In the second movement, marked ‘at a very leisurely pace’ Jansons’s reading was as before immensely refined, turning a rural Ländler into an extraordinary smooth Viennese waltz, with a sophisticated pause after the first beat, even if some might have queried how such urban smartness is to be found in rural Bohemia. If some conductors see this movement as an opportunity for irony, or at least reverie, then the third movement, a scherzo in all but name, is an invitation to grotesquery. But the irony of St Anthony’s sermon – the saint, finding no human congregation to preach to, tries the fish instead who listen but ignore him – is a gentle one, and Jansons kept brilliantly to the light tone of the wry German folk-tale whence the music comes. Thus the introductory passage for Rute (bundle of sticks played on the bass drum) was unlikely to stir up nightmares, nor the exposed descending brass chords either, but for Jansons, as he gathered his forces for the last two movements, this symphony was not a defiant stand against life’s horrors so much as a confident leading of humanity towards transcendence.
In this way, Bernarda Fink, while a trifle uncertain in the long-held notes that open and close her fourth-movement solo, sounded appropriately sympathetic rather than admonitory in “O Röschen rot!”. The off-stage brass, placed in two antiphonal groups commandingly high and invisible in the Barbican’s roof-space were assured, but there was no unwanted touch of sweetness or sentimentality as Jansons clearly rehearsed them with his familiar scrupulousness.

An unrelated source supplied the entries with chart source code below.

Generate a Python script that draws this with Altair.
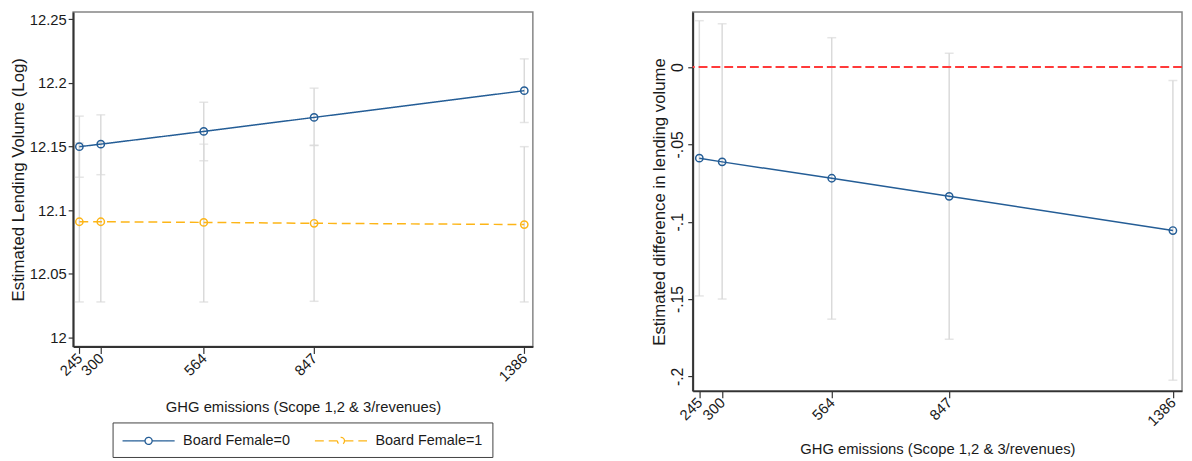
import altair as alt
import pandas as pd

# ---------------- data ----------------
X_VALUES = [245, 300, 564, 847, 1386]
X_LABELS = ["245", "300", "564", "847", "1386"]

SERIES = ["Board Female=0", "Board Female=1"]

F0_MEAN = [12.150, 12.152, 12.162, 12.173, 12.194]
F0_LO = [12.126, 12.128, 12.139, 12.151, 12.169]
F0_HI = [12.174, 12.175, 12.185, 12.196, 12.219]

F1_MEAN = [12.091, 12.091, 12.0905, 12.0898, 12.0888]
F1_LO = [12.028, 12.028, 12.028, 12.0285, 12.028]
F1_HI = [12.153, 12.153, 12.152, 12.151, 12.150]

DIFF_MEAN = [-0.0589, -0.0613, -0.0719, -0.0836, -0.1057]
DIFF_LO = [-0.148, -0.150, -0.163, -0.176, -0.2025]
DIFF_HI = [0.030, 0.028, 0.019, 0.009, -0.0087]

REF_LINE = [0]

Y1_TICKS = [12, 12.05, 12.1, 12.15, 12.2, 12.25]
Y1_LABELS = ["12", "12.05", "12.1", "12.15", "12.2", "12.25"]
Y2_TICKS = [0, -0.05, -0.1, -0.15, -0.2]
Y2_LABELS = ["0", "-.05", "-.1", "-.15", "-.2"]

X_TITLE = "GHG emissions (Scope 1,2 & 3/revenues)"
Y1_TITLE = "Estimated Lending Volume (Log)"
Y2_TITLE = "Estimated difference in lending volume"

# ---------------- styling ----------------
BLUE = "#245d96"
ORANGE = "#fdb517"
GREY = "#dadada"
RED = "#ff3a3a"
INK = "#1a1a1a"
FONT = "Liberation Sans"

X_DOMAIN = [229, 1408]
Y1_DOMAIN = [11.993, 12.2558]
Y2_DOMAIN = [-0.2094, 0.0356]


def label_expr(values, labels):
    parts = [f"abs(datum.value - ({v})) < 1e-9 ? '{l}'" for v, l in zip(values, labels)]
    return " : ".join(parts) + " : ''"


rows = []
for name, m, lo, hi in [(SERIES[0], F0_MEAN, F0_LO, F0_HI),
                        (SERIES[1], F1_MEAN, F1_LO, F1_HI)]:
    for x, a, b, c in zip(X_VALUES, m, lo, hi):
        rows.append({"x": x, "series": name, "mean": a, "lo": b, "hi": c})
left_df = pd.DataFrame(rows)
right_df = pd.DataFrame({"x": X_VALUES, "mean": DIFF_MEAN, "lo": DIFF_LO, "hi": DIFF_HI})
ref_df = pd.DataFrame({"ref": REF_LINE})


def x_enc(title_pad):
    return alt.X(
        "x:Q",
        scale=alt.Scale(domain=X_DOMAIN, nice=False, zero=False),
        axis=alt.Axis(
            title=X_TITLE, values=X_VALUES,
            labelExpr=label_expr(X_VALUES, X_LABELS),
            labelAngle=315, labelAlign="right", labelBaseline="middle",
            labelOverlap=False,
            labelFontSize=15, titleFontSize=15, labelPadding=2, titlePadding=title_pad,
            tickSize=7, grid=False,
        ),
    )


# ---------------- left panel ----------------
y1_scale = alt.Scale(domain=Y1_DOMAIN, nice=False, zero=False)
y1_axis = alt.Axis(
    title=Y1_TITLE, values=Y1_TICKS, labelExpr=label_expr(Y1_TICKS, Y1_LABELS),
    labelFontSize=15, titleFontSize=17, tickSize=5, labelPadding=2, titlePadding=2, grid=False,
)

PATH = ("M-3.3,0H-0.45 A0.45,0.45 0 1,1 0.45,0 A0.45,0.45 0 1,1 -0.45,0 "
        "M0.45,0H3.3")
legend = alt.Legend(
    title=None, orient="none", legendX=40, legendY=416, direction="horizontal",
    columns=2, symbolType=PATH, symbolSize=256, symbolStrokeWidth=1.3,
    symbolOffset=18, labelOffset=26, labelFontSize=14.6, labelColor=INK,
    strokeColor="#404040", padding=9.5, columnPadding=22, fillColor="white",
)
color = alt.Color("series:N", scale=alt.Scale(domain=SERIES, range=[BLUE, ORANGE]), legend=legend)
dash = alt.StrokeDash("series:N", scale=alt.Scale(domain=SERIES, range=[[1, 0], [9, 5]]), legend=legend)

lbase = alt.Chart(left_df)
l_ci = lbase.mark_rule(color=GREY, strokeWidth=1.5).encode(
    x=x_enc(16), y=alt.Y("lo:Q", scale=y1_scale, axis=y1_axis), y2="hi:Q")
l_cap_lo = lbase.mark_tick(color=GREY, orient="horizontal", size=9, thickness=1.5).encode(
    x="x:Q", y="lo:Q")
l_cap_hi = lbase.mark_tick(color=GREY, orient="horizontal", size=9, thickness=1.5).encode(
    x="x:Q", y="hi:Q")
l_line = lbase.mark_line(strokeWidth=1.5).encode(
    x="x:Q", y="mean:Q", color=color, strokeDash=dash)
l_pts = lbase.mark_point(filled=False, size=55, strokeWidth=1.5, opacity=1).encode(
    x="x:Q", y="mean:Q", color=color)

left = alt.layer(l_ci, l_cap_lo, l_cap_hi, l_line, l_pts).properties(width=466, height=339)

# ---------------- right panel ----------------
y2_scale = alt.Scale(domain=Y2_DOMAIN, nice=False, zero=False)
y2_axis = alt.Axis(
    title=Y2_TITLE, values=Y2_TICKS, labelExpr=label_expr(Y2_TICKS, Y2_LABELS),
    labelAngle=270, labelAlign="center", labelBaseline="bottom",
    labelFontSize=16, titleFontSize=17, tickSize=5, labelPadding=2, titlePadding=2, grid=False,
)
rbase = alt.Chart(right_df)
r_ci = rbase.mark_rule(color=GREY, strokeWidth=1.5).encode(
    x=x_enc(13), y=alt.Y("lo:Q", scale=y2_scale, axis=y2_axis), y2="hi:Q")
r_cap_lo = rbase.mark_tick(color=GREY, orient="horizontal", size=9, thickness=1.5).encode(
    x="x:Q", y="lo:Q")
r_cap_hi = rbase.mark_tick(color=GREY, orient="horizontal", size=9, thickness=1.5).encode(
    x="x:Q", y="hi:Q")
r_ref = alt.Chart(ref_df).mark_rule(color=RED, strokeWidth=2, strokeDash=[9, 4]).encode(
    y=alt.Y("ref:Q"))
r_line = rbase.mark_line(color=BLUE, strokeWidth=1.5).encode(x="x:Q", y="mean:Q")
r_pts = rbase.mark_point(color=BLUE, filled=False, size=55, strokeWidth=1.5, opacity=1).encode(
    x="x:Q", y="mean:Q")

right = alt.layer(r_ci, r_cap_lo, r_cap_hi, r_ref, r_line, r_pts).properties(width=496, height=384)

chart = (
    alt.hconcat(left, right, spacing=117)
    .resolve_scale(color="independent", strokeDash="independent")
    .properties(padding={"left": 0, "top": 0, "right": 0, "bottom": 0}, background="white")
    .configure(font=FONT)
    .configure_axis(
        labelFont=FONT, titleFont=FONT, labelColor=INK, titleColor=INK,
        titleFontWeight="normal", tickColor="#333333", domainColor="#333333",
        domainWidth=2, tickWidth=1.2,
    )
    .configure_view(stroke="#858585", strokeWidth=1.5)
    .configure_legend(labelFont=FONT)
)

chart.save("out.html", embed_options={"renderer": "svg", "actions": False})
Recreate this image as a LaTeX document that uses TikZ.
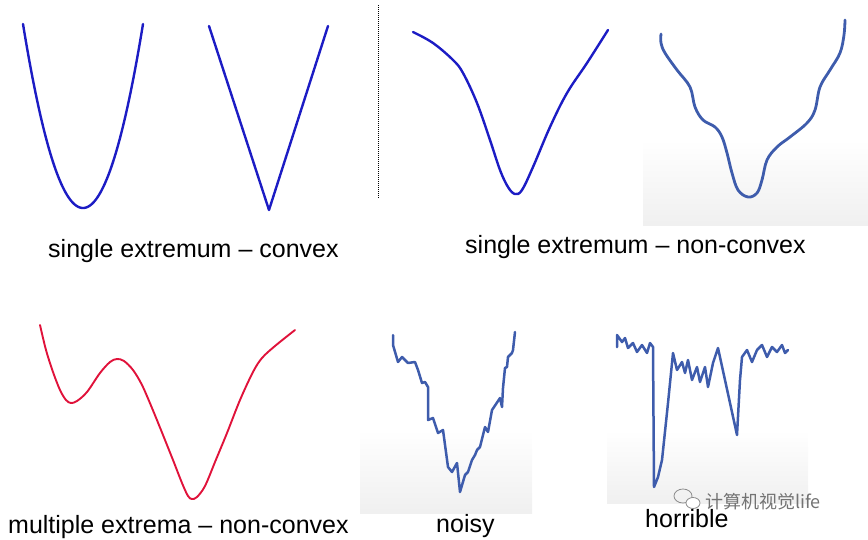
\documentclass[tikz,border=0pt]{standalone}
\usepackage{fontspec}
\setmainfont{Liberation Sans}
\newfontfamily\cjkfont{Noto Sans CJK SC}
\definecolor{pureblue}{RGB}{28,28,196}
\definecolor{handblue}{RGB}{62,92,172}
\definecolor{curvered}{RGB}{224,18,58}
\begin{document}
\begin{tikzpicture}[x=1pt,y=-1pt,
  label/.style={inner sep=0pt,anchor=base west,font=\fontsize{25}{30}\selectfont},
  blueline/.style={draw=pureblue,line width=2.4pt,line join=round,line cap=round},
  handline/.style={draw=handblue,line width=2.8pt,line join=round,line cap=round},
  redline/.style={draw=curvered,line width=1.9pt,line cap=round},
  panelbg/.style={top color=white,bottom color=black!6,draw=none}]
\useasboundingbox (0,0) rectangle (868,539);
% grey photo backgrounds
\shade[panelbg] (643,140) rectangle (868,225);
\shade[panelbg] (360,430) rectangle (532,513);
\shade[panelbg] (607,430) rectangle (808,503);
% 1 convex parabola
\draw[blueline] plot[domain=23:143,samples=80,smooth] (\x,{208-184*((\x-83)/60)^2});
% 2 V
\draw[blueline] (209,26) -- (269,210) -- (328,26);
% dotted separator
\draw[densely dotted,line width=1pt] (378,5) -- (378,198);
% 4 smooth non-convex
\draw[blueline] plot[smooth,tension=0.6] coordinates {(413,32) (433,43) (453,60) (463,73) (477,103) (490,140) (500,170) (508,187) (515,194) (522,190) (533,167) (550,127) (567,93) (587,63) (608,30)};
% 5 hand-drawn non-convex
\draw[handline] plot[smooth,tension=0.6] coordinates {(661,34) (661,43) (665,53) (677,70) (690,87) (695,107) (703,120) (715,127) (722,137) (727,153) (732,173) (738,190) (748,197) (757,193) (762,180) (767,160) (777,147) (790,137) (807,123) (815,110) (820,87) (830,70) (840,53) (844,35) (845,20)};
% 6 red multiple extrema
\draw[redline] plot[smooth,tension=0.55] coordinates {(40,325) (46,350) (53,372) (60,390) (66,400) (71,403) (77,401) (87,392) (100,373) (110,362) (117,359) (124,361) (133,370) (142,385) (152,408) (163,435) (173,460) (182,483) (188,496) (192,499) (197,497) (205,486) (215,462) (227,433) (240,400) (253,372) (262,358) (275,346) (295,330)};
% 7 noisy
\draw[handline,line width=2.5pt] (393,335) -- (393,345) -- (398,362) -- (402,357) -- (408,363) -- (415,362) -- (418,370) -- (422,383) -- (425,382) -- (428,387) -- (428,420) -- (433,418) -- (438,433) -- (443,430) -- (448,467) -- (452,472) -- (457,463) -- (460,492) -- (465,475) -- (468,472) -- (472,460) -- (475,455) -- (477,450) -- (480,447) -- (485,427) -- (488,432) -- (492,410) -- (500,398) -- (502,407) -- (503,388) -- (505,368) -- (507,367) -- (508,357) -- (512,353) -- (513,350) -- (515,332);
% 8 horrible
\draw[handline,line width=2.5pt] (617,347) -- (617,335) -- (622,342) -- (625,338) -- (628,348) -- (633,343) -- (637,352) -- (642,345) -- (647,353) -- (650,343) -- (653,347) -- (654,487) -- (658,477) -- (662,460) -- (668,403) -- (673,353) -- (677,370) -- (682,362) -- (685,373) -- (688,360) -- (692,380) -- (697,367) -- (700,382) -- (705,367) -- (708,387) -- (713,363) -- (718,348) -- (737,435) -- (740,380) -- (742,357) -- (747,350) -- (752,362) -- (757,350) -- (762,345) -- (767,357) -- (772,347) -- (777,352) -- (782,345) -- (785,353) -- (788,350);
% labels
\node[label] (l1) at (48,257) {single extremum – convex};
\node[label] (l2) at (465,253) {single extremum – non-convex};
\node[label] (l3) at (8,533) {multiple extrema – non-convex};
\node[label] (l4) at (436,532) {noisy};
\node[label] (l5) at (645,527) {horrible};
% watermark
\draw[black!45,line width=0.8pt] (683,496) ellipse (9 and 7);
\draw[black!45,line width=0.8pt,fill=white] (693,503) ellipse (7 and 5.5);
\node[inner sep=0pt,anchor=base west,text=black!55,font=\cjkfont\fontsize{18}{20}\selectfont] (wm) at (705,508) {计算机视觉life};
\end{tikzpicture}
\end{document}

The finale was particularly impressive in Jansons’s handling. In a slow, stately reading, the gathered masses of orchestral forces fell in neatly as trombones moved forward in measured steps. There is no day of judgement in Mahler’s idiosyncratic theology, only the sure and certain hope of resurrection for all. The London Symphony Chorus (singing from memory) was equally assured, the basses impressively reaching down to the B flat below the bass clef, the voices of earth – bird-calls, the receiving heavenly choirs – all audible in Jansons’s painstaking but devoted, powerful but delicate unfolding of Mahler’s vision of the resurrection. The standing ovation seemed particularly appropriate.